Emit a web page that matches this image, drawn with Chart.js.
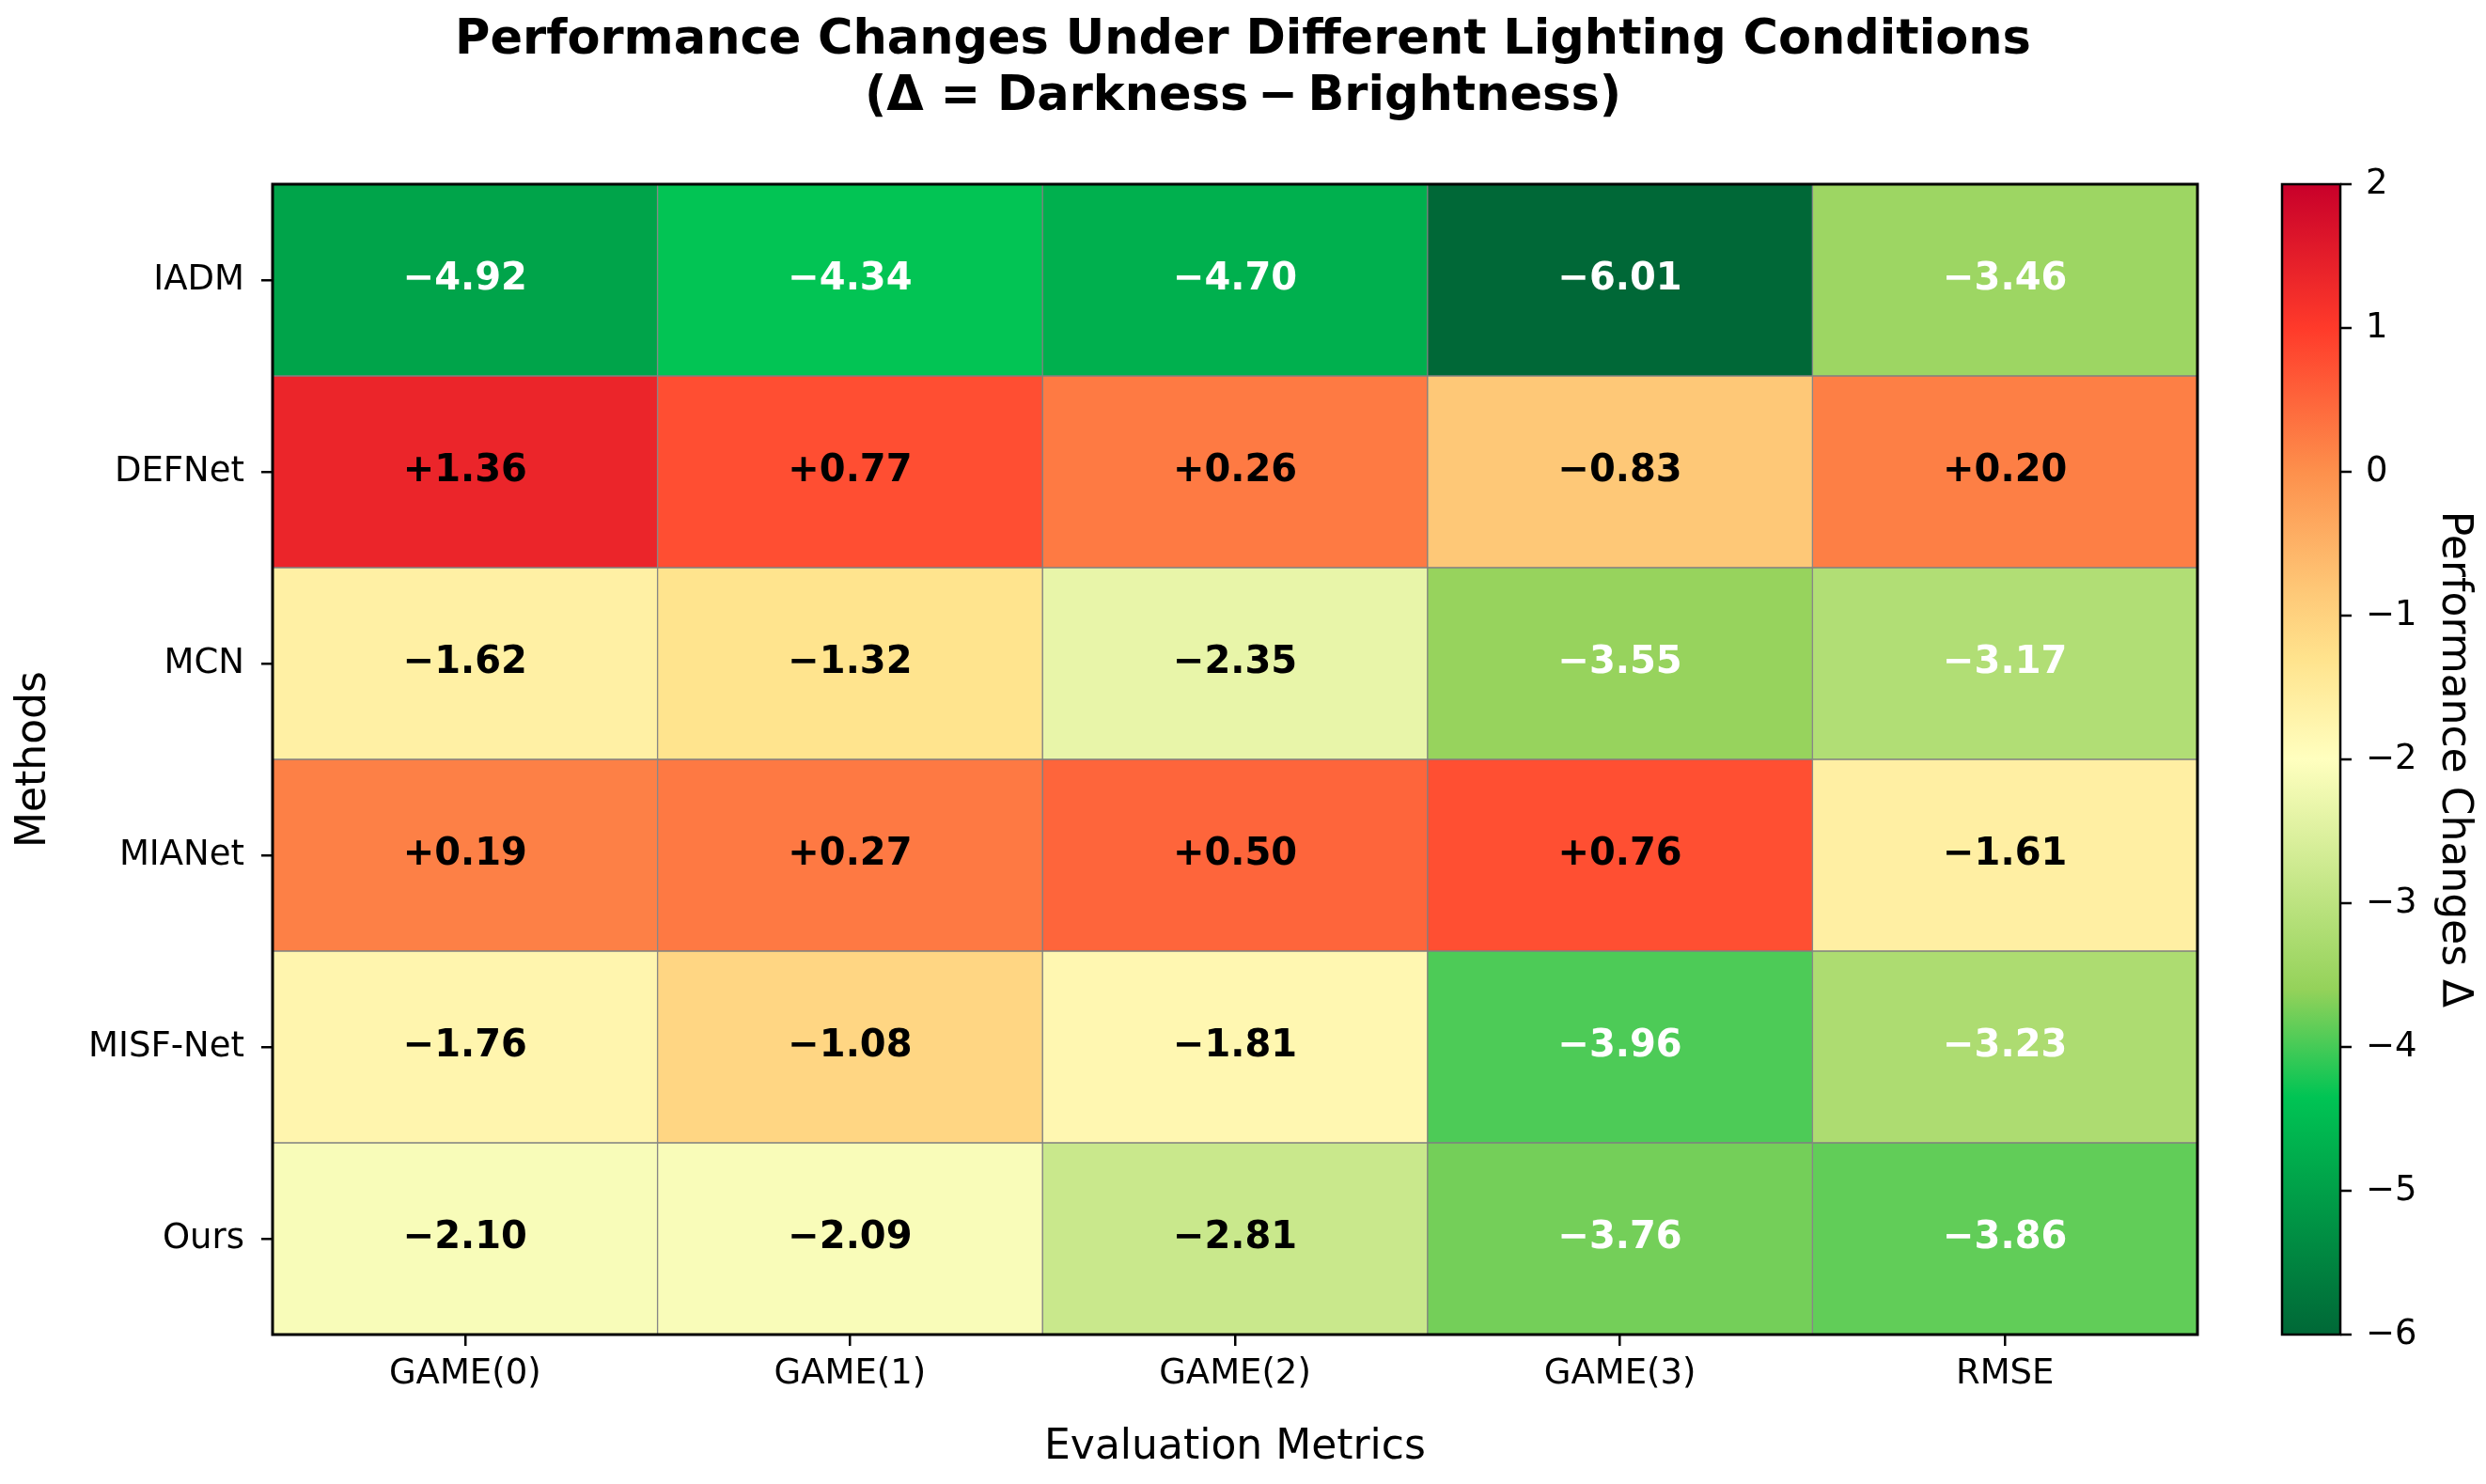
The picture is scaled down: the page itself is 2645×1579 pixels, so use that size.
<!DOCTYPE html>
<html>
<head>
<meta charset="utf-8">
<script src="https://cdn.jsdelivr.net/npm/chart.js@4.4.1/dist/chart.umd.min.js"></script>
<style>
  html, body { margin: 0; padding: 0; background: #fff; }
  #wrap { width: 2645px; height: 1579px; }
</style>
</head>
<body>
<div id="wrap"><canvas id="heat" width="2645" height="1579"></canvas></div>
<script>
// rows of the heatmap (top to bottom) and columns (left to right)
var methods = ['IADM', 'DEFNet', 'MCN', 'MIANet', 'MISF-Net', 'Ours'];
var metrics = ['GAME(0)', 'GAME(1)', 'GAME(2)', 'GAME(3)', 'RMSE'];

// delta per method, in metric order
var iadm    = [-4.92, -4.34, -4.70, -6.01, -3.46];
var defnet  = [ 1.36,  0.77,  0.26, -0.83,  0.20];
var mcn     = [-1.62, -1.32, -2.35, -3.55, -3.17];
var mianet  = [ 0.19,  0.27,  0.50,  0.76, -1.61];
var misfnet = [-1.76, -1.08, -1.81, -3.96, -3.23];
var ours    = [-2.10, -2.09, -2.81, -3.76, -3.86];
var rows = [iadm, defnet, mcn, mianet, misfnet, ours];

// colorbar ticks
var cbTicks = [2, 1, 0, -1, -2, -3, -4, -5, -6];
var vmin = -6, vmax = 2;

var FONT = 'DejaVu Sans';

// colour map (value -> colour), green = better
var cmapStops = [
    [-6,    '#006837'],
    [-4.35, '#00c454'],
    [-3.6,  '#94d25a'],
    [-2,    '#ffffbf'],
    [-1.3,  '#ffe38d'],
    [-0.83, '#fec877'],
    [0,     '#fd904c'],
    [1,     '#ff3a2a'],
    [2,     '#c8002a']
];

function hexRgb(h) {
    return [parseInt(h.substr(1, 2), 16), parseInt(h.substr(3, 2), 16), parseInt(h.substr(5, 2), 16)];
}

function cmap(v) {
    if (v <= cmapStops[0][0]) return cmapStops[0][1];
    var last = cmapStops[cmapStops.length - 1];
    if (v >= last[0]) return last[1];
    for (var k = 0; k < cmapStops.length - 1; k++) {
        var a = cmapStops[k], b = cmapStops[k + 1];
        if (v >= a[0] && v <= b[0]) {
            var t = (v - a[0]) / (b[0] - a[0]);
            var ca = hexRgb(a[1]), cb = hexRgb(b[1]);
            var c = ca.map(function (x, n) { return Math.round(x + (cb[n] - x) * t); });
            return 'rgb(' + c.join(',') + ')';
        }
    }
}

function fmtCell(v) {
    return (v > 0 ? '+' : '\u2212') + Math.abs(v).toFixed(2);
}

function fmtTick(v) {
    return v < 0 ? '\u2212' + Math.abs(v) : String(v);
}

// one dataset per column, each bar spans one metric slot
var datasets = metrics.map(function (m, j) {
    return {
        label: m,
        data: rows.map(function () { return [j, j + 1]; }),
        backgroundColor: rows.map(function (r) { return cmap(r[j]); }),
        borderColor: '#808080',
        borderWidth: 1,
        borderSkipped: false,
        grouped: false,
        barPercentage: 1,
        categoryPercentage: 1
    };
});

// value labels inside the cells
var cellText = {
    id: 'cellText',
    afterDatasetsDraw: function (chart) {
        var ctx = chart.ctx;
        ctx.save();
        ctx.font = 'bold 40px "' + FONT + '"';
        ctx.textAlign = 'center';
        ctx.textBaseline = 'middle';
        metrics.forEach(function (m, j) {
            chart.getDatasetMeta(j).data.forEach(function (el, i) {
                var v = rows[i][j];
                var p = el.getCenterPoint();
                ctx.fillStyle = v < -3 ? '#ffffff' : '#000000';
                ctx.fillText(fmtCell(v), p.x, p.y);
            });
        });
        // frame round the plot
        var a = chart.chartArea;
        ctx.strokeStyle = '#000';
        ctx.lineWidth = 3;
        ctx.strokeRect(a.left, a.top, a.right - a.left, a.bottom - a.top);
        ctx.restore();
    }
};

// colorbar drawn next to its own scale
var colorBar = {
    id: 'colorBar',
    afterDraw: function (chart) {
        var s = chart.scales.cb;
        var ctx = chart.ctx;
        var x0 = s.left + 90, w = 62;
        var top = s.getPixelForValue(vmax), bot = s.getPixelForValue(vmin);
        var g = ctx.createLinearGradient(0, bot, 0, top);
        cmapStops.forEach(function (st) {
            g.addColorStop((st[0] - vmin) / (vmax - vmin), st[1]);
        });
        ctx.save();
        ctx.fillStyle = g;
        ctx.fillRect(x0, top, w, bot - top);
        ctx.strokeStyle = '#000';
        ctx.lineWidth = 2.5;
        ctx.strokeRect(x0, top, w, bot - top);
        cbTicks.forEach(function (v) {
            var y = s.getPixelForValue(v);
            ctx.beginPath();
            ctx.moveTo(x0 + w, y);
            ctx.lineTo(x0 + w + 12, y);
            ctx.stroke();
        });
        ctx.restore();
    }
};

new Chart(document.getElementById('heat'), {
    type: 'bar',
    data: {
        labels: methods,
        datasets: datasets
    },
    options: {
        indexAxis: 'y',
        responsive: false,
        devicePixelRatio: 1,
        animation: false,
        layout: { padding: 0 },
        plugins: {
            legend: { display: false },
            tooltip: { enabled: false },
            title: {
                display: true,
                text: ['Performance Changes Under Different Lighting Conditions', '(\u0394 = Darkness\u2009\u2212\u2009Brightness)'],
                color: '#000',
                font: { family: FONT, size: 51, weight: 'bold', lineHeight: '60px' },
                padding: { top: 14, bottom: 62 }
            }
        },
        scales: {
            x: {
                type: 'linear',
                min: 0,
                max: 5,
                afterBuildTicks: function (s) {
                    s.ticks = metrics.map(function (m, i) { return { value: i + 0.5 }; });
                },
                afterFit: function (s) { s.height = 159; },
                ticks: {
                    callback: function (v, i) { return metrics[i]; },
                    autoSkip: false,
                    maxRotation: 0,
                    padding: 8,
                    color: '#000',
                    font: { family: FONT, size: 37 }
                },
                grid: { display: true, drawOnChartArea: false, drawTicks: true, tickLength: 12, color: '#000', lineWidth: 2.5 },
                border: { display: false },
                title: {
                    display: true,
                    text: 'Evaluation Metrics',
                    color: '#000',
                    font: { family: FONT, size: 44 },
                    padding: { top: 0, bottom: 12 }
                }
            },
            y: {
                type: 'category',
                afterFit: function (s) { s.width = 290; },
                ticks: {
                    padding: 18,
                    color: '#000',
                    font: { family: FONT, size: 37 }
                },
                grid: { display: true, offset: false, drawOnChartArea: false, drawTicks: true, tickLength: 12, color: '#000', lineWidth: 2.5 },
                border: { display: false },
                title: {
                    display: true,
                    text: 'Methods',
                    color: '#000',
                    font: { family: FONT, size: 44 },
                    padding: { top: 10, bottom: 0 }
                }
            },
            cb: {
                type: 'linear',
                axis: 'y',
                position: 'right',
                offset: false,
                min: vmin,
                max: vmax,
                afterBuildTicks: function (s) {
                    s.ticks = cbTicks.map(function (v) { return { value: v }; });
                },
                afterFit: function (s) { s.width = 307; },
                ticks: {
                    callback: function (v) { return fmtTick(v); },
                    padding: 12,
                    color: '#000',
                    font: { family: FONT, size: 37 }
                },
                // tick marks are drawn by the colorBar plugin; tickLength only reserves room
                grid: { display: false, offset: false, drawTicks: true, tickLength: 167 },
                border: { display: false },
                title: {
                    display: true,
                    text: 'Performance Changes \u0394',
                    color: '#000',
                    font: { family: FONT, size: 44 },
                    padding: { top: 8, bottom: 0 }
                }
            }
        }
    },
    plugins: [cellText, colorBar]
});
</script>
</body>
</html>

────

• [Exercise aim] All of the data needs repeating exactly, but the pictures do not.

• [Solution to this task]
Emit a web page that matches this image, drawn with Chart.js.
The picture is scaled down: the page itself is 2645×1579 pixels, so use that size.
<!DOCTYPE html>
<html>
<head>
<meta charset="utf-8">
<script src="https://cdn.jsdelivr.net/npm/chart.js@4.4.1/dist/chart.umd.min.js"></script>
<style>
  html, body { margin: 0; padding: 0; background: #fff; }
  #wrap { width: 2645px; height: 1579px; }
</style>
</head>
<body>
<div id="wrap"><canvas id="heat" width="2645" height="1579"></canvas></div>
<script>
// rows of the heatmap (top to bottom) and columns (left to right)
var methods = ['IADM', 'DEFNet', 'MCN', 'MIANet', 'MISF-Net', 'Ours'];
var metrics = ['GAME(0)', 'GAME(1)', 'GAME(2)', 'GAME(3)', 'RMSE'];

// delta per method, in metric order
var iadm    = [-4.92, -4.34, -4.70, -6.01, -3.46];
var defnet  = [ 1.36,  0.77,  0.26, -0.83,  0.20];
var mcn     = [-1.62, -1.32, -2.35, -3.55, -3.17];
var mianet  = [ 0.19,  0.27,  0.50,  0.76, -1.61];
var misfnet = [-1.76, -1.08, -1.81, -3.96, -3.23];
var ours    = [-2.10, -2.09, -2.81, -3.76, -3.86];
var rows = [iadm, defnet, mcn, mianet, misfnet, ours];

// colorbar ticks
var cbTicks = [2, 1, 0, -1, -2, -3, -4, -5, -6];
var vmin = -6, vmax = 2;

var FONT = 'DejaVu Sans';

// colour map (value -> colour), green = better
var cmapStops = [
    [-6,    '#006837'],
    [-4.35, '#00c454'],
    [-3.6,  '#94d25a'],
    [-2,    '#ffffbf'],
    [-1.3,  '#ffe38d'],
    [-0.83, '#fec877'],
    [0,     '#fd904c'],
    [1,     '#ff3a2a'],
    [2,     '#c8002a']
];

function hexRgb(h) {
    return [parseInt(h.substr(1, 2), 16), parseInt(h.substr(3, 2), 16), parseInt(h.substr(5, 2), 16)];
}

function cmap(v) {
    if (v <= cmapStops[0][0]) return cmapStops[0][1];
    var last = cmapStops[cmapStops.length - 1];
    if (v >= last[0]) return last[1];
    for (var k = 0; k < cmapStops.length - 1; k++) {
        var a = cmapStops[k], b = cmapStops[k + 1];
        if (v >= a[0] && v <= b[0]) {
            var t = (v - a[0]) / (b[0] - a[0]);
            var ca = hexRgb(a[1]), cb = hexRgb(b[1]);
            var c = ca.map(function (x, n) { return Math.round(x + (cb[n] - x) * t); });
            return 'rgb(' + c.join(',') + ')';
        }
    }
}

function fmtCell(v) {
    return (v > 0 ? '+' : '\u2212') + Math.abs(v).toFixed(2);
}

function fmtTick(v) {
    return v < 0 ? '\u2212' + Math.abs(v) : String(v);
}

// one dataset per column, each bar spans one metric slot
var datasets = metrics.map(function (m, j) {
    return {
        label: m,
        data: rows.map(function () { return [j, j + 1]; }),
        backgroundColor: rows.map(function (r) { return cmap(r[j]); }),
        borderColor: '#808080',
        borderWidth: 1,
        borderSkipped: false,
        grouped: false,
        barPercentage: 1,
        categoryPercentage: 1
    };
});

// value labels inside the cells
var cellText = {
    id: 'cellText',
    afterDatasetsDraw: function (chart) {
        var ctx = chart.ctx;
        ctx.save();
        ctx.font = 'bold 40px "' + FONT + '"';
        ctx.textAlign = 'center';
        ctx.textBaseline = 'middle';
        metrics.forEach(function (m, j) {
            chart.getDatasetMeta(j).data.forEach(function (el, i) {
                var v = rows[i][j];
                var p = el.getCenterPoint();
                ctx.fillStyle = v < -3 ? '#ffffff' : '#000000';
                ctx.fillText(fmtCell(v), p.x, p.y);
            });
        });
        // frame round the plot
        var a = chart.chartArea;
        ctx.strokeStyle = '#000';
        ctx.lineWidth = 3;
        ctx.strokeRect(a.left, a.top, a.right - a.left, a.bottom - a.top);
        ctx.restore();
    }
};

// colorbar drawn next to its own scale
var colorBar = {
    id: 'colorBar',
    afterDraw: function (chart) {
        var s = chart.scales.cb;
        var ctx = chart.ctx;
        var x0 = s.left + 90, w = 62;
        var top = s.getPixelForValue(vmax), bot = s.getPixelForValue(vmin);
        var g = ctx.createLinearGradient(0, bot, 0, top);
        cmapStops.forEach(function (st) {
            g.addColorStop((st[0] - vmin) / (vmax - vmin), st[1]);
        });
        ctx.save();
        ctx.fillStyle = g;
        ctx.fillRect(x0, top, w, bot - top);
        ctx.strokeStyle = '#000';
        ctx.lineWidth = 2.5;
        ctx.strokeRect(x0, top, w, bot - top);
        cbTicks.forEach(function (v) {
            var y = s.getPixelForValue(v);
            ctx.beginPath();
            ctx.moveTo(x0 + w, y);
            ctx.lineTo(x0 + w + 12, y);
            ctx.stroke();
        });
        ctx.restore();
    }
};

new Chart(document.getElementById('heat'), {
    type: 'bar',
    data: {
        labels: methods,
        datasets: datasets
    },
    options: {
        indexAxis: 'y',
        responsive: false,
        devicePixelRatio: 1,
        animation: false,
        layout: { padding: 0 },
        plugins: {
            legend: { display: false },
            tooltip: { enabled: false },
            title: {
                display: true,
                text: ['Performance Changes Under Different Lighting Conditions', '(\u0394 = Darkness\u2009\u2212\u2009Brightness)'],
                color: '#000',
                font: { family: FONT, size: 51, weight: 'bold', lineHeight: '60px' },
                padding: { top: 14, bottom: 62 }
            }
        },
        scales: {
            x: {
                type: 'linear',
                min: 0,
                max: 5,
                afterBuildTicks: function (s) {
                    s.ticks = metrics.map(function (m, i) { return { value: i + 0.5 }; });
                },
                afterFit: function (s) { s.height = 159; },
                ticks: {
                    callback: function (v, i) { return metrics[i]; },
                    autoSkip: false,
                    maxRotation: 0,
                    padding: 8,
                    color: '#000',
                    font: { family: FONT, size: 37 }
                },
                grid: { display: true, drawOnChartArea: false, drawTicks: true, tickLength: 12, color: '#000', lineWidth: 2.5 },
                border: { display: false },
                title: {
                    display: true,
                    text: 'Evaluation Metrics',
                    color: '#000',
                    font: { family: FONT, size: 44 },
                    padding: { top: 0, bottom: 12 }
                }
            },
            y: {
                type: 'category',
                afterFit: function (s) { s.width = 290; },
                ticks: {
                    padding: 18,
                    color: '#000',
                    font: { family: FONT, size: 37 }
                },
                grid: { display: true, offset: false, drawOnChartArea: false, drawTicks: true, tickLength: 12, color: '#000', lineWidth: 2.5 },
                border: { display: false },
                title: {
                    display: true,
                    text: 'Methods',
                    color: '#000',
                    font: { family: FONT, size: 44 },
                    padding: { top: 10, bottom: 0 }
                }
            },
            cb: {
                type: 'linear',
                axis: 'y',
                position: 'right',
                offset: false,
                min: vmin,
                max: vmax,
                afterBuildTicks: function (s) {
                    s.ticks = cbTicks.map(function (v) { return { value: v }; });
                },
                afterFit: function (s) { s.width = 307; },
                ticks: {
                    callback: function (v) { return fmtTick(v); },
                    padding: 12,
                    color: '#000',
                    font: { family: FONT, size: 37 }
                },
                // tick marks are drawn by the colorBar plugin; tickLength only reserves room
                grid: { display: false, offset: false, drawTicks: true, tickLength: 167 },
                border: { display: false },
                title: {
                    display: true,
                    text: 'Performance Changes \u0394',
                    color: '#000',
                    font: { family: FONT, size: 44 },
                    padding: { top: 8, bottom: 0 }
                }
            }
        }
    },
    plugins: [cellText, colorBar]
});
</script>
</body>
</html>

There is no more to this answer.